Читать книгу Wealth Without Guilt - Roland Hill - Страница 5

CHAPTER 1 WEALTH WITHOUT GUILT

Оглавление

Wealth! I have always wanted it – and chances are, so have you. But like many, I have lived with a tremendous guilt complex about money and wealth. Being born into a Christian home, brought up knowing and accepting the mission of the church – that of spreading the good news about Christ – and accepting Christ and His call to ministry at an early age – all this set the stage for a long and painful struggle over what seemed to be opposing ideas. How can one desire to be rich and be a Christian too? The more I examined my motives for being wealthy, the greater the tension.

The only profession that ever appealed to me was that of being a preacher. While other children played fireman, postman, doctor, lawyer, or truck driver, I played preacher. I cut my homiletical teeth preaching atop wood crates with my sister and her dollies as members. The call I felt to the ministry was so compelling that I even practiced baptizing. With one hand in the air, and while repeating the formula used by my father as he baptized, I took my sister under imaginary water. She couldn’t help being saved after being baptized so many times!

Even as I entered junior high school, my desire to imitate my father, a devoted Christian minister, was seen in how I dressed at school. No casual clothes for me. Shirt, tie, and dress shoes were all that I permitted myself to wear. There was no mistaking what I wanted to be – a preacher. I looked like a preacher and acted like a preacher. As a teenager, women, wine, and riotous living were not my downfall. I wanted to live a pure life for Jesus, especially because of my call to the ministry.

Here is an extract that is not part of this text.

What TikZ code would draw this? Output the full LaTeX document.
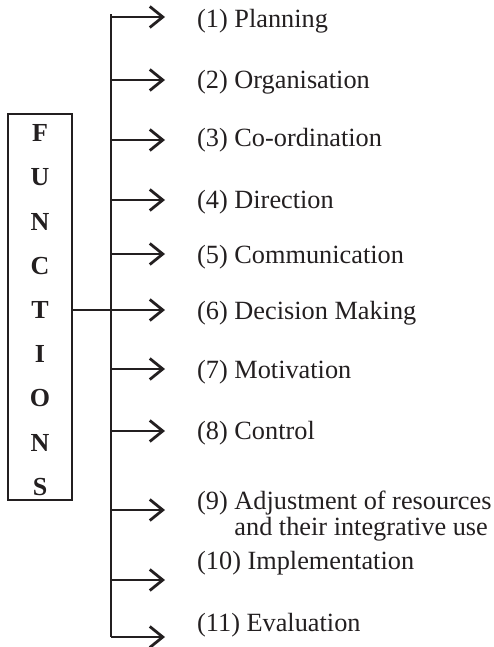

But I never dared reveal one of my deepest wishes – that of being wealthy. Even now – though I know the feelings are not legitimate, I cannot help but feel a bit ashamed and somehow “unspiritual” as I approach writing about the subject of wealth. What supposedly “spiritual” man in his right mind would desire something so carnal as money? And shouldn’t preachers be concerned only with spiritual matters?

But through the years, the material needs of humanity have pressed upon my heart. I have longed to answer those needs with more than a prayer but also with profits – not just with sympathetic words but with personal wealth. But where were the preachers to resolve the tension I felt? Where were the Christian businessmen who felt good about their wealth? Where were the Bible lessons or classes that taught more than tithing, freewill offerings, sacrifice, and prudence? Where was the encouragement to increase one’s personal wealth so that there could be more to sacrifice?

It seemed to me that if one were to become wealthy, it would have to be without the church’s encouragement. Like so many other Christians, my guilt became heavier with church activity and attendance. Why was I feeling so guilty about wealth? Why did the church add to this guilt? Where did this come from? And was this how God wanted us to feel about wealth?

Well, my friend, this is what Wealth Without Guilt is all about. This book seeks to answer the questions that have arisen in my own mind about wealth and spirituality. I am sure many other elements come into play concerning the whole issue of wealth, but Wealth Without Guilt seeks to get at the root of the problem of guilt about wealth. My prayer is that this book will do for you what it has done for me and for the thousands of others who have attended my seminars.